By EVA CHRISTODOULOU
Effective time management is one of those skills that the truly disciplined people have mastered, and that the truly effective individuals utilise again and again to achieve wondrous results.
It is a skill that can help anyone in any position – from a housewife, to a school student, to the chief executive officer of a multinational company. Yet, so often we don’t put much thought into managing and planning time. Here are some simple steps that can make you more efficient in managing time and your daily activities.
Evaluating your style
To start off, evaluate your current strengths in time management. Identify the areas you are doing well in, and the ones that you need to improve on.
Try to dig and find the root of the “problem” – Is it a matter of not having enough discipline, of not planning well, or merely of getting distracted along the way?
You also should aim to recognise the effect of your time management style on those around you – at work, but also at home.
There are various tools that can help you manage time better. Use a time planner. Be it an electronic or a hard copy one, a time planner allows you to write down and record the various components of your life.
A good time planner has a master list where you enter each task as it comes up. Once there, you can assess the task – the hours it needs, its urgency, and from there you can fit it into the right time slot.
Planning several months ahead can also prove to be very effective. The time planner allows you to have reminders and not forget about tasks, and also prioritise the tasks that need immediate attention from the ones you can do next week or next month.
Once you have the time planner in place, you’ll have to come up with a daily “to do” list, which will help you keep track of your progress and ensure you address all necessary tasks for the day.
Research has shown that the simple task of making a list increases your productivity for the day by 25% – giving you two extra hours in an eight-hour workday to tackle more tasks, or pay more attention to the ones you already have on your plate.
Making lists and putting everything on a planner is only part of the story – many of us have been doing this to some extent, or have at least started the year doing it.
Somehow, we tend to lose momentum and inefficiency creeps in once again.
Identify the root causes of your inaction. In addition to that, assess whether you are stuck in the deadline-driven trap.
Are you always sprinting between deadlines, never allowing yourself a breather? Is this due to your working style, and bad planning, rather than external factors such as, perhaps work overload?
The art of prioritising
Do you know the difference between “urgent” and “important”?
Urgent means that something requires immediate attention.
Important, on the other hand, has to do with results. Important matters contribute to our mission, values, and high priority goals.
Urgent vs important, an idea popularised by Stephen Covey’s book The 7 Habits of Highly Effective People, is captured in the following diagram:
Covey suggests that effective people spend more time on quadrant II. They stay away as much as possible from quadrants III and IV, as they are neither urgent, nor important.
Quadrant II, as he puts it, “Deals with things like building relationships, writing a personal mission statement, long-range planning, exercising, preventive maintenance, preparation – all those things we know we need to do, but somehow seldom get around to doing, because they aren’t urgent.”
Working with others
Effective time management depends, partly, on how you work with others – Many find team meetings and team projects highly unproductive and time consuming.

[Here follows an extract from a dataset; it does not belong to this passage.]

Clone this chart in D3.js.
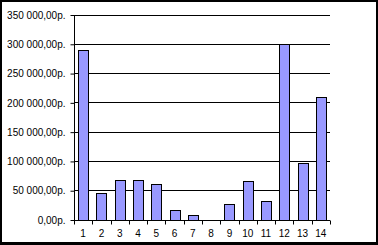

However, if you control the amount of time you spend there, they can help you immensely.
The advantages of working in a team are obvious – more brains tackling the same issue, more hands to complete it faster. It only takes proper planning and control, really.
Delegation of tasks, according to each group member’s strengths, can bear favourable results. It might take some pressure off your shoulders so you can concentrate on a specific part of the task.
Finally, learning to say “no” to certain tasks may give you more time to manage the rest of your commitments and responsibilities.
Of course, say no to things that are neither urgent, nor important. Don’t say no when there is a crisis and you are expected to help out.